March 18, 2024

ESSA plan could sink Iowa education

The Iowa Department of Education produced its second draft of a response to ESSA (Every Student Succeeds Act), calling for comments in July so it can produce a third, and final draft, that will go to the U.S. Department of Education as the accountability plan Iowa educators will use to improve student proficiencies. If the third draft is no better than the second, Iowa will continue to sink in state rankings on NAEP.

Iowa Director of Education, Ryan Wise, provided an overview of the plan in the introduction, citing seven actions Iowa has taken in the last five years to improve. The first example on the list is the early literacy initiative to make sure all students can read proficiently by the end of third grade. Not mentioned is the fact this has been judged a complete failure. The standard Iowa calls grade level is termed “basic” (entry level) by NAEP, which is not proficient. The latest report from the National Council on Teacher Quality, indicated the early elementary training programs failed to include all five of the concepts known as the science of reading for all but four of them. The last program to move from two of the concepts to five was the University of Iowa, where the Iowa Reading Center is attached. Offering all five of the concepts does not mean any of them are being effective taught.
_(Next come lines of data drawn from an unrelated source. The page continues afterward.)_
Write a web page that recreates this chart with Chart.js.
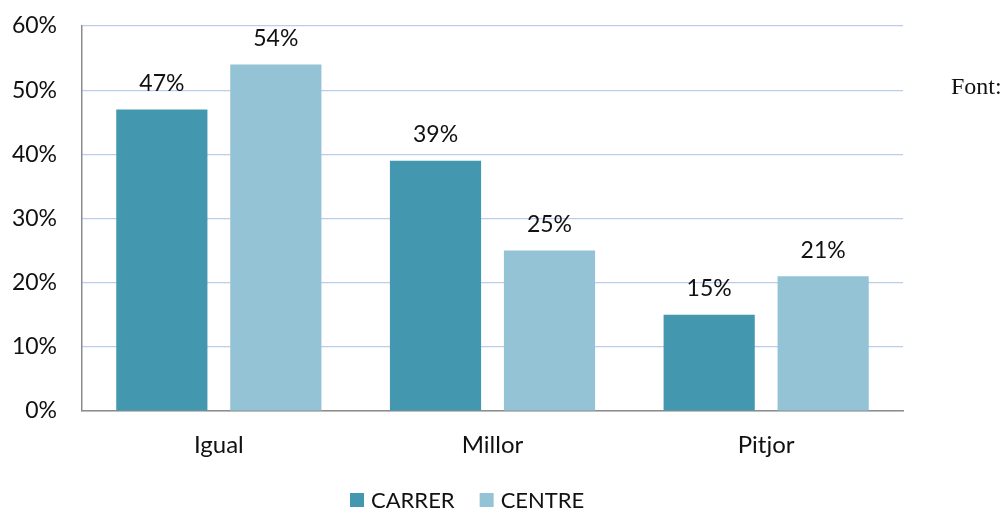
<!DOCTYPE html>
<html><head><meta charset="utf-8">
<script src="https://cdn.jsdelivr.net/npm/chart.js@4/dist/chart.umd.min.js"></script>
<style>html,body{margin:0;padding:0;background:#fff}#wrap{width:1005px;height:511px}</style>
</head><body><div id="wrap"><canvas id="c" width="1005" height="511"></canvas></div>
<script>
const categories = ['Igual', 'Millor', 'Pitjor'];
const carrer = [47, 39, 15];
const centre = [54, 25, 21];
const seriesNames = ['CARRER', 'CENTRE'];
const seriesColors = ['#4398AF', '#93C3D4'];
const sideNote = 'Font:';
const FONT = 'Lato, "Open Sans", sans-serif';

const labelPlugin = {
  id: 'labels',
  afterDatasetsDraw(chart) {
    const ctx = chart.ctx;
    ctx.save();
    ctx.font = '23px ' + FONT;
    ctx.fillStyle = '#111';
    ctx.textAlign = 'center';
    ctx.textBaseline = 'middle';
    chart.data.datasets.forEach((ds, i) => {
      chart.getDatasetMeta(i).data.forEach((bar, j) => {
        ctx.fillText(ds.data[j] + '%', bar.x, bar.y - 26);
      });
    });
    ctx.restore();
  },
  afterDraw(chart) {
    const ctx = chart.ctx;
    ctx.save();
    ctx.textBaseline = 'middle';
    ctx.textAlign = 'left';
    ctx.font = '22px ' + FONT;
    let x = 350;
    chart.data.datasets.forEach((ds) => {
      ctx.fillStyle = ds.backgroundColor;
      ctx.fillRect(x, 493, 14, 14);
      ctx.fillStyle = '#111';
      ctx.fillText(ds.label, x + 21, 501);
      x += 21 + ctx.measureText(ds.label).width + 25;
    });
    ctx.font = '24px "Liberation Serif", serif';
    ctx.fillText(sideNote, 951, 88);
    ctx.restore();
  }
};

new Chart(document.getElementById('c'), {
  type: 'bar',
  data: {
    labels: categories,
    datasets: [
      { label: seriesNames[0], data: carrer, backgroundColor: seriesColors[0] },
      { label: seriesNames[1], data: centre, backgroundColor: seriesColors[1] }
    ]
  },
  options: {
    responsive: false,
    animation: false,
    devicePixelRatio: 1,
    categoryPercentage: 0.833,
    barPercentage: 0.8,
    layout: { padding: { left: 0, right: 102, top: 26, bottom: 0 } },
    plugins: { legend: { display: false }, tooltip: { enabled: false } },
    scales: {
      x: {
        grid: { display: false, drawTicks: false },
        border: { color: '#8c8c8c', width: 1.5 },
        ticks: { color: '#111', font: { size: 24, family: FONT }, padding: 20 },
        afterFit(s) { s.height = 100; s.paddingLeft = 0; s.paddingRight = 0; }
      },
      y: {
        min: 0, max: 60,
        grid: { color: '#BACDEB', lineWidth: 1.2, drawTicks: false },
        border: { color: '#8c8c8c', width: 1.5 },
        ticks: { stepSize: 10, color: '#111', font: { size: 23, family: FONT }, padding: 25,
                 callback: v => v + '%' },
        afterFit(s) { s.width = 82; s.paddingTop = 0; s.paddingBottom = 0; }
      }
    }
  },
  plugins: [labelPlugin]
});
</script></body></html>
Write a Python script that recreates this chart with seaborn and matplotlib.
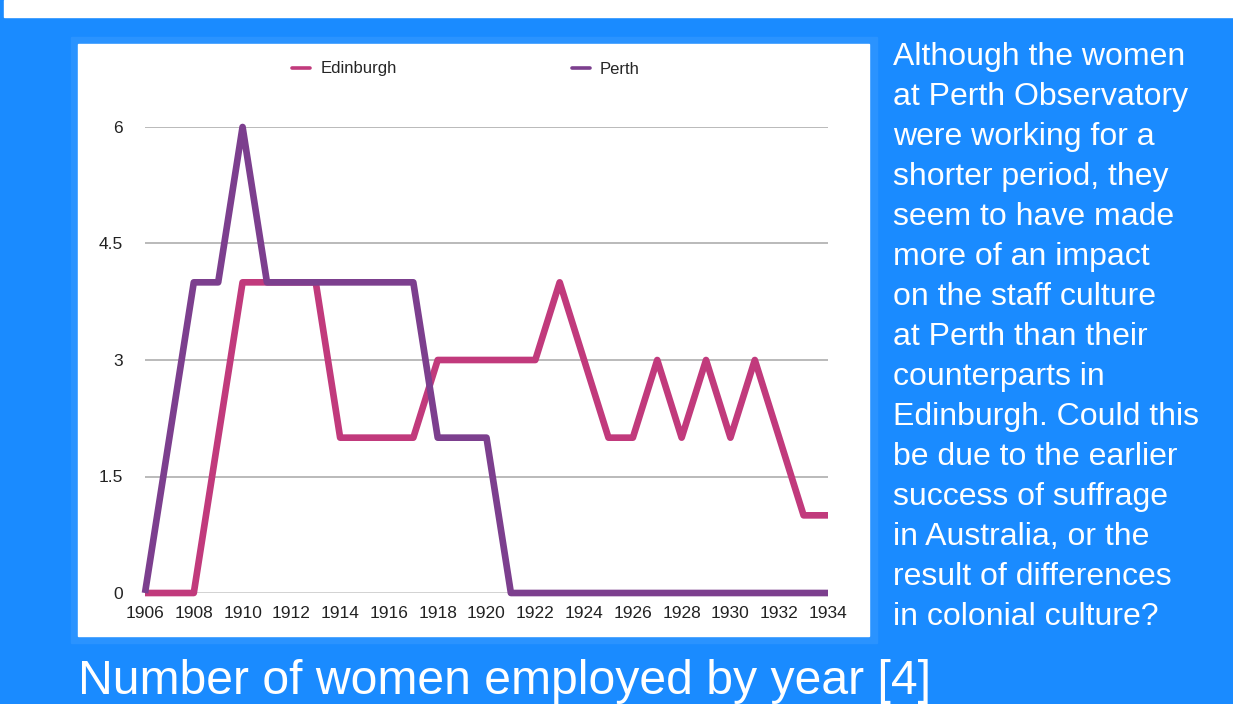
import matplotlib.pyplot as plt
import matplotlib.patches as mpatches
import seaborn as sns
import pandas as pd

years = list(range(1906, 1935))
edinburgh = [0, 0, 0, 2, 4, 4, 4, 4, 2, 2, 2, 2, 3, 3, 3, 3, 3, 4, 3, 2, 2, 3, 2, 3, 2, 3, 2, 1, 1]
perth = [0, 2, 4, 4, 6, 4, 4, 4, 4, 4, 4, 4, 2, 2, 2, 0, 0, 0, 0, 0, 0, 0, 0, 0, 0, 0, 0, 0, 0]
series_names = ["Edinburgh", "Perth"]
series_colors = ["#c13a7c", "#7c3f8e"]
y_ticks = [0, 1.5, 3, 4.5, 6]
y_tick_labels = ["0", "1.5", "3", "4.5", "6"]
x_ticks = list(range(1906, 1935, 2))
caption = "Number of women employed by year [4]"
side_lines = [
    "Although the women",
    "at Perth Observatory",
    "were working for a",
    "shorter period, they",
    "seem to have made",
    "more of an impact",
    "on the staff culture",
    "at Perth than their",
    "counterparts in",
    "Edinburgh. Could this",
    "be due to the earlier",
    "success of suffrage",
    "in Australia, or the",
    "result of differences",
    "in colonial culture?",
]

df = pd.DataFrame({"year": years * 2,
                   "women": edinburgh + perth,
                   "site": ["Edinburgh"] * len(years) + ["Perth"] * len(years)})

sns.set_style("white")
plt.rcParams['font.family'] = ['Liberation Sans', 'DejaVu Sans']

W, H = 1233, 704
blue = "#1a8bff"
fig = plt.figure(figsize=(W / 100, H / 100), dpi=100)
fig.patch.set_facecolor(blue)

# white strip on top
fig.add_artist(mpatches.Rectangle((4 / W, 1 - 17 / H), 1 - 4 / W, 17 / H,
                                  transform=fig.transFigure, color="white", zorder=0))
# chart panel with faint lighter border
fig.add_artist(mpatches.Rectangle((71 / W, 1 - 643 / H), 806 / W, 606 / H,
                                  transform=fig.transFigure, color="#2a93ff", zorder=0))
fig.add_artist(mpatches.Rectangle((78 / W, 1 - 636 / H), 791 / W, 592 / H,
                                  transform=fig.transFigure, color="white", zorder=0))

ax = fig.add_axes([145 / W, 1 - 593 / H, 683 / W, 466 / H])
ax.set_facecolor("none")
sns.lineplot(data=df, x="year", y="women", hue="site", palette=series_colors,
             linewidth=4.8, ax=ax, legend=False, zorder=3)
for ln in ax.lines:
    ln.set_solid_joinstyle("round")
    ln.set_solid_capstyle("butt")
    ln.set_clip_on(False)

ax.set_xlim(1906, 1934)
ax.set_ylim(0, 6)
ax.set_yticks(y_ticks)
ax.set_yticklabels(y_tick_labels)
ax.set_xticks(x_ticks)
ax.set_xticklabels([str(x) for x in x_ticks])
for y in y_ticks[1:]:
    ax.axhline(y, color="#b4b4b4", linewidth=1.3, zorder=1)
ax.axhline(0, color="#222222", linewidth=1.0, zorder=2)
for s in ax.spines.values():
    s.set_visible(False)
ax.tick_params(axis="both", length=0, labelsize=12.5, colors="#222222")
ax.tick_params(axis="y", pad=16)
ax.tick_params(axis="x", pad=9)
ax.set_xlabel("")
ax.set_ylabel("")

handles = [plt.Line2D([], [], color=c, linewidth=2.6) for c in series_colors]
fig.legend(handles, series_names, loc="center left", bbox_to_anchor=(292 / W, 1 - 69 / H),
           ncol=2, frameon=False, fontsize=12, handlelength=1.1, handletextpad=0.6,
           columnspacing=10.5, borderaxespad=0, borderpad=0)

for i, line in enumerate(side_lines):
    fig.text(893 / W, 1 - (57 + 40 * i) / H, line, color="white", fontsize=23,
             va="center", ha="left")

fig.text(78 / W, 1 - 682 / H, caption, color="white", fontsize=34.7, va="center", ha="left")

fig.savefig("out.png", dpi=100, facecolor=fig.get_facecolor())
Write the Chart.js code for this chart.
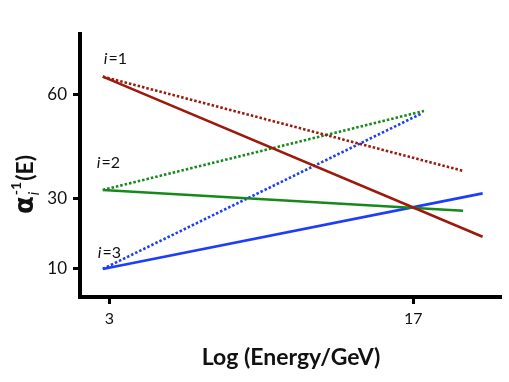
<!DOCTYPE html>
<html>
<head>
<meta charset="utf-8">
<script src="https://cdn.jsdelivr.net/npm/chart.js@4"></script>
<style>
  html, body { margin: 0; padding: 0; background: #fff; }
  #wrap { width: 509px; height: 382px; }
</style>
</head>
<body>
<div id="wrap"><canvas id="couplingChart" width="509" height="382"></canvas></div>
<script>
// couplings, start / end of each line (x = log energy)
const xStart = 2.7;
const xTicks = [3, 17];
const yTicks = [10, 30, 60];
const labels = ['i=1', 'i=2', 'i=3'];

const startVals = [65.3, 32.6, 9.8];          // i=1, i=2, i=3
const solidEndX = [20.2, 19.3, 20.2];
const solidEndY = [19.1, 26.6, 31.6];
const dottedEndX = [19.3, 17.5, 17.4];
const dottedEndY = [38.1, 55.4, 54.7];

const colors = ['#9b1a0c', '#17891a', '#1c3dfc'];

const datasets = [];
for (let i = 0; i < 3; i++) {
    datasets.push({
        label: labels[i] + ' solid',
        data: [{ x: xStart, y: startVals[i] }, { x: solidEndX[i], y: solidEndY[i] }],
        borderColor: colors[i],
        borderWidth: 2.6,
        showLine: true,
        pointRadius: 0
    });
    datasets.push({
        label: labels[i] + ' dotted',
        data: [{ x: xStart, y: startVals[i] }, { x: dottedEndX[i], y: dottedEndY[i] }],
        borderColor: colors[i],
        borderWidth: 2.6,
        borderDash: [2.5, 2],
        showLine: true,
        pointRadius: 0
    });
}

// text labels and axis titles with sub/superscripts
const annotations = {
    id: 'annotations',
    afterDraw(chart) {
        const { ctx, scales: { x, y } } = chart;
        ctx.save();
        ctx.fillStyle = '#111';
        ctx.textBaseline = 'alphabetic';
        const offs = [[1, -13], [-6, -22], [-5, -11]];
        for (let i = 0; i < 3; i++) {
            let px = x.getPixelForValue(xStart) + offs[i][0];
            const py = y.getPixelForValue(startVals[i]) + offs[i][1];
            ctx.font = 'italic 16px Lato';
            ctx.fillText('i', px, py);
            px += ctx.measureText('i').width + 1;
            ctx.font = '16px Lato';
            ctx.fillText(labels[i].slice(1), px, py);
        }

        // x title
        ctx.font = 'bold 23px Lato';
        ctx.textAlign = 'center';
        ctx.fillText('Log (Energy/GeV)', 291, 365);

        // y title, rotated
        ctx.translate(33, 214);
        ctx.rotate(-Math.PI / 2);
        ctx.textAlign = 'left';
        let cx = 0;
        ctx.font = 'bold 26px "DejaVu Sans"';
        ctx.fillText('\u03b1', cx, 0);
        cx += ctx.measureText('\u03b1').width + 1;
        ctx.font = 'italic 15px Lato';
        ctx.fillText('i', cx, 6);
        ctx.font = 'bold 14px Lato';
        ctx.fillText('-1', cx, -12);
        cx += ctx.measureText('-1').width + 1;
        ctx.font = 'bold 23px Lato';
        ctx.fillText('(E)', cx, 0);
        ctx.restore();
    }
};

const ctx = document.getElementById('couplingChart').getContext('2d');
new Chart(ctx, {
    type: 'scatter',
    data: { datasets: datasets },
    options: {
        responsive: false,
        animation: false,
        layout: { padding: { top: 34, right: 9, left: 0, bottom: 0 } },
        plugins: { legend: { display: false }, tooltip: { enabled: false } },
        scales: {
            x: {
                type: 'linear',
                min: 1.65,
                max: 21.0,
                afterBuildTicks: s => { s.ticks = xTicks.map(v => ({ value: v })); },
                afterFit: s => { s.height = 85; },
                ticks: { color: '#111', padding: 5, font: { family: 'Lato', size: 16 } },
                grid: { drawOnChartArea: false, drawTicks: true, tickLength: 7, color: '#000', lineWidth: 3 },
                border: { color: '#000', width: 4 }
            },
            y: {
                min: 1.7,
                max: 77.6,
                afterBuildTicks: s => { s.ticks = yTicks.map(v => ({ value: v })); },
                afterFit: s => { s.width = 80; },
                ticks: { color: '#111', padding: 6, font: { family: 'Lato', size: 17 } },
                grid: { drawOnChartArea: false, drawTicks: true, tickLength: 7, color: '#000', lineWidth: 3 },
                border: { color: '#000', width: 4 }
            }
        }
    },
    plugins: [annotations]
});
</script>
</body>
</html>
Clearly they are not, because Iowa’s NAEP scores for fourth-grade reading have fallen into the bottom 50 percent of the country in ranking. Iowa educators, however, point to the fact the average scores are equivalent to the national average — completely ignoring the fact that as more states figure out how to effectively teach, the national average will rise and Iowa’s ranking will continue to fall. Failing to deal with reality negatively impacts decision-making and continues to avoid responsibility for poor decisions. The remaining six items listed will not result in Iowa education taking responsibility for student outcomes, so accountability under ESSA will likely be a source of frustration.

Government intervention came about because of low critical thinking skills in the workplace. Developing critical thinking skills involves understanding the processes of concepts in order to effectively apply them. Substituting memorization – which is what education did for more than 60 years — bypasses the process and, thus, the development of more in-depth thinking skills. Iowa’s plan is the product of such a system.